Tuesday, May 31, 2011

City considers eliminating taxes on mutual funds

LOS ANGELES - The city today will begin considering whether to eliminate a business tax on mutual funds that brings in about $8.4 million per year in revenue.

Officials say not getting rid of the tax will drive investment firms that manage mutual funds out of the city and put an additional $12.5 million in tax revenue at risk.

The Jobs and Business Development Committee will discuss the issue during its afternoon meeting.

Los Angeles is the only city in California that enforces a tax on mutual funds, according to a report by Chief Legislative Analyst Gerry Miller.

"The state and federal governments exempt mutual funds from taxation as they are considered 'pass-through' entities," Miller wrote in the report.

"Taxes are levied on investors when they earn gains on their investment, not on the mutual funds themselves."
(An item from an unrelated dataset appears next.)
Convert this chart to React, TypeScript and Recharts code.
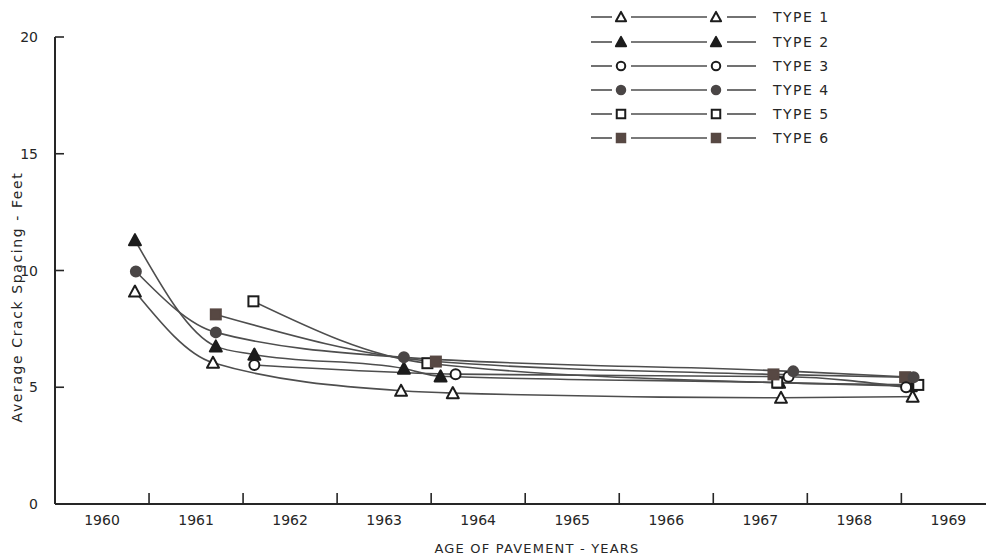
import React from 'react';
import { LineChart, Line, XAxis, YAxis, Label } from 'recharts';

// ---- data (x = calendar year, y = average crack spacing in feet)
const type1Years = [1960.85, 1961.68, 1963.68, 1964.23, 1967.72, 1969.12];
const type1Values = [9.1, 6.05, 4.85, 4.75, 4.55, 4.6];

const type2Years = [1960.85, 1961.71, 1962.12, 1963.71, 1964.1, 1967.7, 1969.1];
const type2Values = [11.3, 6.75, 6.4, 5.8, 5.47, 5.2, 5.05];

const type3Years = [1962.12, 1964.26, 1967.8, 1969.05];
const type3Values = [5.95, 5.56, 5.45, 5.0];

const type4Years = [1960.86, 1961.71, 1963.71, 1967.85, 1969.13];
const type4Values = [9.96, 7.35, 6.28, 5.68, 5.43];

const type5Years = [1962.11, 1963.96, 1967.68, 1969.18];
const type5Values = [8.68, 6.03, 5.2, 5.1];

const type6Years = [1961.71, 1964.05, 1967.64, 1969.04];
const type6Values = [8.12, 6.1, 5.55, 5.43];

const seriesNames = ['TYPE 1', 'TYPE 2', 'TYPE 3', 'TYPE 4', 'TYPE 5', 'TYPE 6'];
const yTicks = [0, 5, 10, 15, 20];
const yearLabels = [1960, 1961, 1962, 1963, 1964, 1965, 1966, 1967, 1968, 1969];
const yearBoundaries = [1961, 1962, 1963, 1964, 1965, 1966, 1967, 1968, 1969];
const yTitle = 'Average Crack Spacing - Feet';
const xTitle = 'AGE OF PAVEMENT - YEARS';

type Shape = 'triangle' | 'circle' | 'square';

const toRows = (xs: number[], ys: number[]) => xs.map((x, i) => ({ x, y: ys[i] }));

const series = [
  { name: seriesNames[0], data: toRows(type1Years, type1Values), shape: 'triangle' as Shape, fill: '#ffffff' },
  { name: seriesNames[1], data: toRows(type2Years, type2Values), shape: 'triangle' as Shape, fill: '#1c1c1c' },
  { name: seriesNames[2], data: toRows(type3Years, type3Values), shape: 'circle' as Shape, fill: '#ffffff' },
  { name: seriesNames[3], data: toRows(type4Years, type4Values), shape: 'circle' as Shape, fill: '#4a4646' },
  { name: seriesNames[4], data: toRows(type5Years, type5Values), shape: 'square' as Shape, fill: '#ffffff' },
  { name: seriesNames[5], data: toRows(type6Years, type6Values), shape: 'square' as Shape, fill: '#574843' },
];

const drawOrder = [1, 4, 5, 2, 3, 0];

const FONT = '"DejaVu Sans", sans-serif';
const INK = '#262626';
const LINE = '#4e4e4e';

function Marker({ cx, cy, shape, fill, size = 1 }: { cx: number; cy: number; shape: Shape; fill: string; size?: number }) {
  const stroke = fill === '#ffffff' ? '#1c1c1c' : fill;
  if (shape === 'triangle') {
    const h = 6 * size;
    return (
      <polygon
        points={`${cx},${cy - h} ${cx - h},${cy + h * 0.85} ${cx + h},${cy + h * 0.85}`}
        fill={fill}
        stroke={stroke}
        strokeWidth={2}
        strokeLinejoin="round"
      />
    );
  }
  if (shape === 'circle') {
    return <circle cx={cx} cy={cy} r={5 * size} fill={fill} stroke={stroke} strokeWidth={2} />;
  }
  const s = 5 * size;
  return <rect x={cx - s} y={cy - s} width={2 * s} height={2 * s} fill={fill} stroke={stroke} strokeWidth={2} />;
}

const XTick = (props: any) => {
  const { x, y, payload } = props;
  const v = payload.value as number;
  if (Number.isInteger(v)) {
    return <line x1={x} x2={x} y1={y} y2={y - 11} stroke={INK} strokeWidth={1.6} />;
  }
  return (
    <text x={x} y={y + 21} textAnchor="middle" fontFamily={FONT} fontSize={14} fill={INK}>
      {Math.floor(v)}
    </text>
  );
};

const YTick = (props: any) => {
  const { x, y, payload } = props;
  return (
    <g>
      {payload.value !== 0 && <line x1={x} x2={x + 9} y1={y} y2={y} stroke={INK} strokeWidth={1.6} />}
      <text x={x - 17} y={y + 5} textAnchor="end" fontFamily={FONT} fontSize={14} fill={INK}>
        {payload.value}
      </text>
    </g>
  );
};

const legendRows = [17, 42, 66, 90, 114, 138];

function LegendOverlay() {
  return (
    <svg width={1000} height={160} style={{ position: 'absolute', left: 0, top: 0, pointerEvents: 'none' }}>
      {series.map((s, i) => {
        const y = legendRows[i];
        return (
          <g key={s.name}>
            <line x1={591} x2={612} y1={y} y2={y} stroke={LINE} strokeWidth={1.6} />
            <Marker cx={621} cy={y} shape={s.shape} fill={s.fill} size={0.85} />
            <line x1={631} x2={707} y1={y} y2={y} stroke={LINE} strokeWidth={1.6} />
            <Marker cx={716} cy={y} shape={s.shape} fill={s.fill} size={0.85} />
            <line x1={727} x2={756} y1={y} y2={y} stroke={LINE} strokeWidth={1.6} />
            <text x={773} y={y + 5} fontFamily={FONT} fontSize={14} letterSpacing={1.5} fill={INK}>
              {s.name}
            </text>
          </g>
        );
      })}
    </svg>
  );
}

export default function App() {
  const xTickValues = [...yearLabels.map((y) => y + 0.5), ...yearBoundaries].sort((a, b) => a - b);
  return (
    <div style={{ position: 'absolute', left: 0, top: 0, width: 1000, height: 558, background: '#ffffff' }}>
      <LineChart width={1000} height={558} margin={{ top: 37, right: 14, left: 0, bottom: 0 }}>
        <XAxis
          dataKey="x"
          type="number"
          domain={[1960, 1969.9]}
          allowDataOverflow
          ticks={xTickValues}
          interval={0}
          height={54}
          tickSize={0}
          tickMargin={0}
          tickLine={false}
          tick={<XTick />}
          axisLine={{ stroke: INK, strokeWidth: 2 }}
        >
          <Label
            content={() => (
              <text x={537} y={553} textAnchor="middle" fontFamily={FONT} fontSize={13} letterSpacing={1.2} fill={INK}>
                {xTitle}
              </text>
            )}
          />
        </XAxis>
        <YAxis
          type="number"
          domain={[0, 20]}
          ticks={yTicks}
          interval={0}
          width={55}
          tickSize={0}
          tickMargin={0}
          tickLine={false}
          tick={<YTick />}
          axisLine={{ stroke: INK, strokeWidth: 2 }}
        >
          <Label
            content={() => (
              <text
                x={22}
                y={297}
                transform="rotate(-90 22 297)"
                textAnchor="middle"
                fontFamily={FONT}
                fontSize={14}
                letterSpacing={1.6}
                fill={INK}
              >
                {yTitle}
              </text>
            )}
          />
        </YAxis>
        {drawOrder.map((idx) => {
          const s = series[idx];
          return (
            <Line
              key={s.name}
              name={s.name}
              data={s.data}
              dataKey="y"
              type="monotone"
              stroke={LINE}
              strokeWidth={1.6}
              isAnimationActive={false}
              activeDot={false}
              dot={(p: any) => (
                <Marker key={`${s.name}-${p.index}`} cx={p.cx} cy={p.cy} shape={s.shape} fill={s.fill} />
              )}
            />
          );
        })}
      </LineChart>
      <LegendOverlay />
    </div>
  );
}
A mutual fund is a pool of money from a variety of investors managed with the goal of earning greater returns on investments in securities, stocks, bonds and other money instruments. Managers charge investors fees to put their money in mutual funds.

The city taxes both the management fees and the financial gains on the mutual fund investment.

Miller said some investment firms have threatened to move outside of the city because of the tax. His report recommends reducing it by one-third starting next year until it is completely eliminated.

Councilman Richard Alarcon, chairman of the Jobs and Business Development Committee, is generally

supportive of the idea, spokeswoman Becca Doten said. But he is waiting to hear input from the city's Business Tax Advisory Committee before making his final decision about whether or not to eliminate the tax on mutual funds.